> [Requirement] Select the lines of the records containing the word "that" and list them.

--- Record extracts ---

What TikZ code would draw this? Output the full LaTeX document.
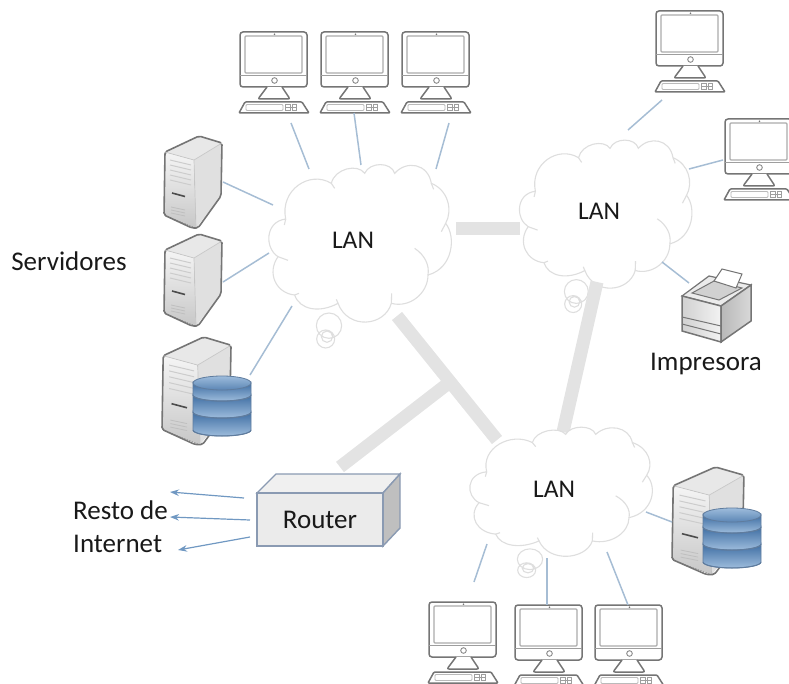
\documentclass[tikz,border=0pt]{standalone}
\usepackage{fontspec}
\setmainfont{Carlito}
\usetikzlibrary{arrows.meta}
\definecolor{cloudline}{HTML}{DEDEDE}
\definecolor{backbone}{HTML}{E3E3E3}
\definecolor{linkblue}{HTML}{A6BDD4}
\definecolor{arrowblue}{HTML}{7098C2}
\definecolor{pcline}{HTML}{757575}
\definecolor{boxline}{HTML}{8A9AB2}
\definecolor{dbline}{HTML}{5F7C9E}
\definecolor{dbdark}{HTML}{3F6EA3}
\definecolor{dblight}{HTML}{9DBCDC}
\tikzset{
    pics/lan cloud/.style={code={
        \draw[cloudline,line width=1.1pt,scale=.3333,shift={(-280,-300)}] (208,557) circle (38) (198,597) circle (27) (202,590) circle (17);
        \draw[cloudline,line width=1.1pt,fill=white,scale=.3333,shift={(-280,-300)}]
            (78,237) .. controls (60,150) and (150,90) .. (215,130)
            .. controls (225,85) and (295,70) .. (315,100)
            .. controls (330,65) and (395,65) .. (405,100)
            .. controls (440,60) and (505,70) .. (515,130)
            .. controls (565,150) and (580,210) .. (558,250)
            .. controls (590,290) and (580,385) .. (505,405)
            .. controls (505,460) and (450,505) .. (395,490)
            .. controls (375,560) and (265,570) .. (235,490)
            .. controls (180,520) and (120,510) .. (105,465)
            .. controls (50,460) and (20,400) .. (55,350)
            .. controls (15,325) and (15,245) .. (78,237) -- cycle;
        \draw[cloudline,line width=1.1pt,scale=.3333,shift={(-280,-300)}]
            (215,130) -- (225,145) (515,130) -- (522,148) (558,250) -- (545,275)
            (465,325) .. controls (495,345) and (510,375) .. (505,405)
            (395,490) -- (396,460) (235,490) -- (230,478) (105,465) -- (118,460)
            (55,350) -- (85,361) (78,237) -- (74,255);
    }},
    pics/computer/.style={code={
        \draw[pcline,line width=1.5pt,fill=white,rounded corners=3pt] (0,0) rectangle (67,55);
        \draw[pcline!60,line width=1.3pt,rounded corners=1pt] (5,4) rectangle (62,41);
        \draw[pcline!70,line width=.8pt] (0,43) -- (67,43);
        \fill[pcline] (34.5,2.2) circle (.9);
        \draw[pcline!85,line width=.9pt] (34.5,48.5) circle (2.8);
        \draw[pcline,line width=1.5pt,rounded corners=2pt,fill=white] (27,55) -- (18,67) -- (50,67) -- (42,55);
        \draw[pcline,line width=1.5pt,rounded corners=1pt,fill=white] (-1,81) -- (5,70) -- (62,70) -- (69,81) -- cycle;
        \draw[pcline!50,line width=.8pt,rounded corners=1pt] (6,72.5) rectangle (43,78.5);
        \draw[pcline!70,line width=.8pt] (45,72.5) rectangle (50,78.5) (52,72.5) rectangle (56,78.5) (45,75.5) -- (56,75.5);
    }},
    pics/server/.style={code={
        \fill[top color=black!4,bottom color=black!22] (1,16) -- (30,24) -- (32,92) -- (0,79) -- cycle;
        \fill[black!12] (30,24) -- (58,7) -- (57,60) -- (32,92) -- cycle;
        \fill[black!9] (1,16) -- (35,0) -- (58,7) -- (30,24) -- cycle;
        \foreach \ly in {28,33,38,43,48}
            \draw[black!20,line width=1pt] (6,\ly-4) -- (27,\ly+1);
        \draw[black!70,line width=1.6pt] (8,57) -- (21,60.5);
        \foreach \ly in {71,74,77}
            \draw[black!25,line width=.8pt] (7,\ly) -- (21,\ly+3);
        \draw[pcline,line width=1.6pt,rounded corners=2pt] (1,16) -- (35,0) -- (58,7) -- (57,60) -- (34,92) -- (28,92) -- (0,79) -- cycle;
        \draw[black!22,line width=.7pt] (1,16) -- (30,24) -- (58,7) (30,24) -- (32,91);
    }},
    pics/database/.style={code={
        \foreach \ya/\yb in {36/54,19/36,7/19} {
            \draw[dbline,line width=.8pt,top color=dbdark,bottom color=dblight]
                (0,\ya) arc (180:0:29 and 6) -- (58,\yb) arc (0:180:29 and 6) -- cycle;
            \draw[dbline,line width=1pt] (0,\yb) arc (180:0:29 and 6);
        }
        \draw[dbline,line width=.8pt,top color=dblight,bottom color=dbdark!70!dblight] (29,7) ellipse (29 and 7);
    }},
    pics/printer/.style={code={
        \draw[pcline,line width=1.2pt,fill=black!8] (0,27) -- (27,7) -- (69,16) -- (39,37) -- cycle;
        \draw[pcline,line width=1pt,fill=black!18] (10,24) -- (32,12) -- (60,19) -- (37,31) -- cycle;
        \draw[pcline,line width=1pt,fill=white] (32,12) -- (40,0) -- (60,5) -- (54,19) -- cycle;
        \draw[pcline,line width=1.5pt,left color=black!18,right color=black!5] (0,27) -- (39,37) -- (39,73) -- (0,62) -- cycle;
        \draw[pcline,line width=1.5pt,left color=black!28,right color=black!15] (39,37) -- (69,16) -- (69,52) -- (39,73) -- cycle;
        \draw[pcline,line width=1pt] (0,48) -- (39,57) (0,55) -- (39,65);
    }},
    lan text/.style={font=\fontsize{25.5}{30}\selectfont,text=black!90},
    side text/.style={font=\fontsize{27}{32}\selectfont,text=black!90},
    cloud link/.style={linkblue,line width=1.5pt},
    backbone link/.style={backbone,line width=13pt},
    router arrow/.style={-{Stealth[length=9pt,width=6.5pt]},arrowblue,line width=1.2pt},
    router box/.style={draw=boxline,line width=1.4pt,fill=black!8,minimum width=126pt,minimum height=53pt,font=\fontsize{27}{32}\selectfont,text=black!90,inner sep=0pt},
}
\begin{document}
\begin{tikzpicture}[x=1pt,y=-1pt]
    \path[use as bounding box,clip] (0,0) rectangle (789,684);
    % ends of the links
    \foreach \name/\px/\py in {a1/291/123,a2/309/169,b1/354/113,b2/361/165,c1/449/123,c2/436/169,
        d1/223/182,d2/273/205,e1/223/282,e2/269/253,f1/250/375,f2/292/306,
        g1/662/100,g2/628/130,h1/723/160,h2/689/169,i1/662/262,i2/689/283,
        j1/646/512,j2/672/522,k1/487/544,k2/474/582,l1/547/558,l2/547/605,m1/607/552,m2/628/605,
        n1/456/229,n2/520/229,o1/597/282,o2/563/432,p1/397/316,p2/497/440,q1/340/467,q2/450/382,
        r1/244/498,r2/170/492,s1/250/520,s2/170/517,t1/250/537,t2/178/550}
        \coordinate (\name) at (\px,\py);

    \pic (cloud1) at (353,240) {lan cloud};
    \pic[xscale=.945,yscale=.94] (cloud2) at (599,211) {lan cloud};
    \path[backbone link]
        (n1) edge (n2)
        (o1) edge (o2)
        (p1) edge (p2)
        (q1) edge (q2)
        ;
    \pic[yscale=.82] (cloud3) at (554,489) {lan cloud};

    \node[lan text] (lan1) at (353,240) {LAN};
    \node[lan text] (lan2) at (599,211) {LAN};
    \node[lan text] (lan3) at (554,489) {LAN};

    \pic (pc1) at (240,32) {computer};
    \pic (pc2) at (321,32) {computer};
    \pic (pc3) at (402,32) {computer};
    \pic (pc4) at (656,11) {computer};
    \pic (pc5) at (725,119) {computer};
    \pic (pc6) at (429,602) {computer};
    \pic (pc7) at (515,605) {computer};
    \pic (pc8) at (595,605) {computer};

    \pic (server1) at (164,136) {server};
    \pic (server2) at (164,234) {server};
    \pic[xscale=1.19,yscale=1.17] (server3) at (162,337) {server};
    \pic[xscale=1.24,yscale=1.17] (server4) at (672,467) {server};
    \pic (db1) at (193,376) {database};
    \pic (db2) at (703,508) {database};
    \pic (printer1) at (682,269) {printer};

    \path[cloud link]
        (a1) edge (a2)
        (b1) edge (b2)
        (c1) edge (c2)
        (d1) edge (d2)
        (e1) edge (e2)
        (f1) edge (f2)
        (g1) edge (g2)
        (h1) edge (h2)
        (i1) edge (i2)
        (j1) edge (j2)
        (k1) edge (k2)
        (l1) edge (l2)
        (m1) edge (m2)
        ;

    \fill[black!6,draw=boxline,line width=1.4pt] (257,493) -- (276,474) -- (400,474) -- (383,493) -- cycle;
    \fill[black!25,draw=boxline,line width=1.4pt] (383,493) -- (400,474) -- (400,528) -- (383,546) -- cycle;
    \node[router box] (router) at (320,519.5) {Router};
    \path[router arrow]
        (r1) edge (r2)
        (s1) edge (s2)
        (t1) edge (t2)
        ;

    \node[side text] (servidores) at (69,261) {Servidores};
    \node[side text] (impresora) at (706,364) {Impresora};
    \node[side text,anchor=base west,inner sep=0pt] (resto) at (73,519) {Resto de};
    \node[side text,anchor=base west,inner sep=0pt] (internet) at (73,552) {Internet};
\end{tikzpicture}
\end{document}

---
--- Record extracts ---

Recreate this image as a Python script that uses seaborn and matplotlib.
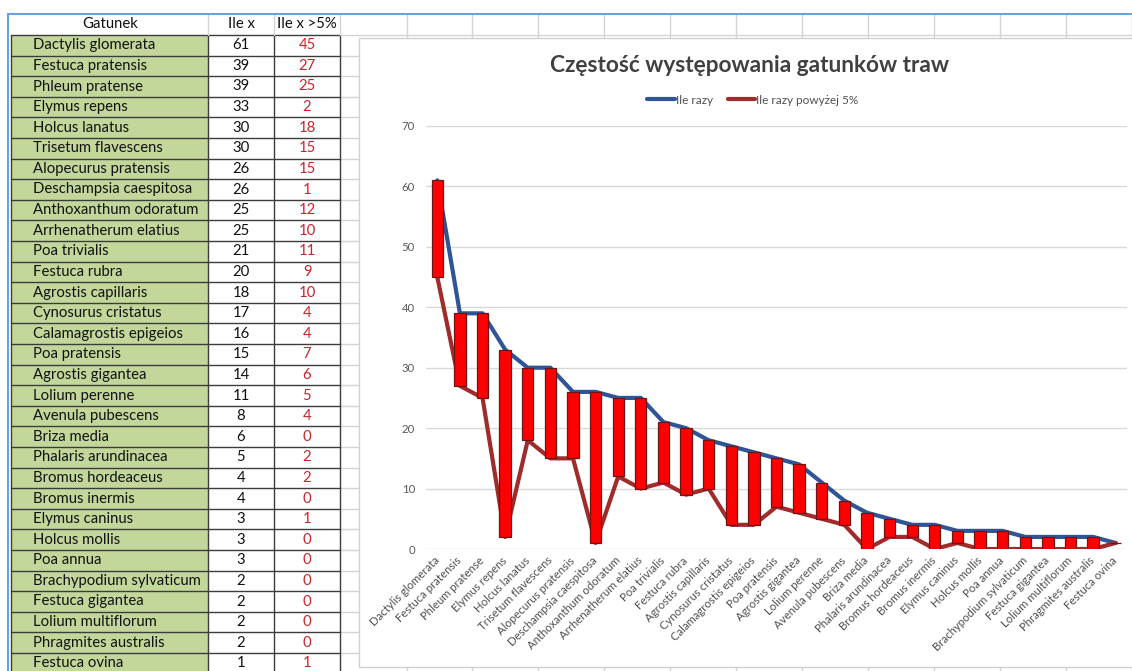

---
--- Record extracts ---

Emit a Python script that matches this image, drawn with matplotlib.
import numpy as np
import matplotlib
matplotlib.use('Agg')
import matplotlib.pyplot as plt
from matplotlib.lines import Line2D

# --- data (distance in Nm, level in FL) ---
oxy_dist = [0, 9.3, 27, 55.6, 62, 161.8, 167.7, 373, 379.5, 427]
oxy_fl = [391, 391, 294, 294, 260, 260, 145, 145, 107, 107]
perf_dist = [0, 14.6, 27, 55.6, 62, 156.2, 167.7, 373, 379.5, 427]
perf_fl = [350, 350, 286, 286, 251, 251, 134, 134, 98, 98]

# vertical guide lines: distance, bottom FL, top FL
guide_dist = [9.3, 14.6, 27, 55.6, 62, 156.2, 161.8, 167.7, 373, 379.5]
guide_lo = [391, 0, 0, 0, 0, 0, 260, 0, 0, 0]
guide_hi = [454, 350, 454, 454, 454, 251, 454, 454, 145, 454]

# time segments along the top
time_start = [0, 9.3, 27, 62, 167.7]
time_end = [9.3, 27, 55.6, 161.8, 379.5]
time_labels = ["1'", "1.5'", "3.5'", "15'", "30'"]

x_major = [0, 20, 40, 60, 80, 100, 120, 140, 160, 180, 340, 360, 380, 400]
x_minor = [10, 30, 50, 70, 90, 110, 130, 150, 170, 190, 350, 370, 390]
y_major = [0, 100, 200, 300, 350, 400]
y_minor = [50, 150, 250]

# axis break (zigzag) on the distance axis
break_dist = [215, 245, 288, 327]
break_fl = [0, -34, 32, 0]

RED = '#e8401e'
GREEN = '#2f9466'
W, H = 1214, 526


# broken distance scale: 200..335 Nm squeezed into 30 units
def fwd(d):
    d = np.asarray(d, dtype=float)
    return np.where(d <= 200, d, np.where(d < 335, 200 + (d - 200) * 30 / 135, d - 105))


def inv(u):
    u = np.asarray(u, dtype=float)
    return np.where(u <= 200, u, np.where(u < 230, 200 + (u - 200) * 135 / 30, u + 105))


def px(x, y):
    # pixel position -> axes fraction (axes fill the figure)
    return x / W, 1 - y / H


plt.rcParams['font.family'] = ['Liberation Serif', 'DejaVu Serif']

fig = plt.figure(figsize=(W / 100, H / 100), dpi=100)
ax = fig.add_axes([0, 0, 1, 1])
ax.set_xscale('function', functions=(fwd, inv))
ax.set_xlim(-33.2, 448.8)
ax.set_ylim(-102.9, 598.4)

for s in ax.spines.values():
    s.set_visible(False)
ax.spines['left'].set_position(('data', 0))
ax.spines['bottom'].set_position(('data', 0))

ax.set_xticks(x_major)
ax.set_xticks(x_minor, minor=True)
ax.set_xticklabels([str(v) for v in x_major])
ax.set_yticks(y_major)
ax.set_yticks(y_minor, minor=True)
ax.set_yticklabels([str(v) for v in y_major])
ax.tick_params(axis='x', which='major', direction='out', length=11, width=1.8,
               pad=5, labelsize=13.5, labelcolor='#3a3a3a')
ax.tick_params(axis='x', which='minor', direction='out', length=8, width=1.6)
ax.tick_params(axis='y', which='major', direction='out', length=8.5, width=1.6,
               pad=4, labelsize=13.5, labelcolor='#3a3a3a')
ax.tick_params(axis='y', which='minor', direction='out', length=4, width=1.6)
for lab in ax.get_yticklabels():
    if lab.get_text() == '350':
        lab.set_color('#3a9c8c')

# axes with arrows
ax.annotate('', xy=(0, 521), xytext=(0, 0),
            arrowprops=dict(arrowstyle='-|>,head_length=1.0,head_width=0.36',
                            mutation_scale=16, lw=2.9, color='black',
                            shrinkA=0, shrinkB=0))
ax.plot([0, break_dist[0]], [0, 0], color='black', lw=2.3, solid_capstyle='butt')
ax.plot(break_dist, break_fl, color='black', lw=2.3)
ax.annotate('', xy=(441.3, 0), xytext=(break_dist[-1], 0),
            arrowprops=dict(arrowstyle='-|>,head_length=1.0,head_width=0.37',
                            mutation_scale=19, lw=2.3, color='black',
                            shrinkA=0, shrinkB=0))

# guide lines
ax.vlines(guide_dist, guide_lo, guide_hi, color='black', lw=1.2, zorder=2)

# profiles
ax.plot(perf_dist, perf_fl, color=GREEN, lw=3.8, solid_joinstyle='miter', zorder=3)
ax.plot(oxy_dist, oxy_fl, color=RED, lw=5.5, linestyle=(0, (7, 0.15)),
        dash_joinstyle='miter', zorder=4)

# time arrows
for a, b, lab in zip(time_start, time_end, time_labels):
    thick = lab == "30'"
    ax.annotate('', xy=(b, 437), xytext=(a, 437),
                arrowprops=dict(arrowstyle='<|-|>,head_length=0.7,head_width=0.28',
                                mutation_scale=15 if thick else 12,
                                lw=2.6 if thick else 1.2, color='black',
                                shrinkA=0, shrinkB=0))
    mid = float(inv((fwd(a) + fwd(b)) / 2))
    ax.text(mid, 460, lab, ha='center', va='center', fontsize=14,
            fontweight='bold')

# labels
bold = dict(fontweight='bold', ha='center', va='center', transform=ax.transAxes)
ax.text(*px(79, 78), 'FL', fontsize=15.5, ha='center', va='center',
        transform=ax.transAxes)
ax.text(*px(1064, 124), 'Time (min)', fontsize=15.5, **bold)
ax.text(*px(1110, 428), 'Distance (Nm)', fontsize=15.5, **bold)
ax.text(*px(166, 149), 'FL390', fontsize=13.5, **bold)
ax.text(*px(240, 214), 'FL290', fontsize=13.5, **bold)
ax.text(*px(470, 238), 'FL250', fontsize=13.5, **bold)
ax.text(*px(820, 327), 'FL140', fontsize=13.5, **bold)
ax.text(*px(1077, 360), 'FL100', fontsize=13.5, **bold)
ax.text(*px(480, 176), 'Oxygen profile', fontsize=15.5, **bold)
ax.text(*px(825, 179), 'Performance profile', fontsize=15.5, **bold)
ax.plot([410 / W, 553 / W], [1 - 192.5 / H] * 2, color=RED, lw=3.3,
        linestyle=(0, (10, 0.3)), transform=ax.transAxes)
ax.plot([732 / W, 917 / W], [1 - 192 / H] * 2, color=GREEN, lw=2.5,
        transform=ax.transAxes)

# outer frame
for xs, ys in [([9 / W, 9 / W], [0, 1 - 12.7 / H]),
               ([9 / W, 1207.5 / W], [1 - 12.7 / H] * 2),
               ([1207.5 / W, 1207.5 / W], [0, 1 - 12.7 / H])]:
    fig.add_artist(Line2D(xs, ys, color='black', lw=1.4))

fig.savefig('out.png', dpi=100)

---

> [Full response]
Recreate this image as a Python script that uses seaborn and matplotlib.
Emit a Python script that matches this image, drawn with matplotlib.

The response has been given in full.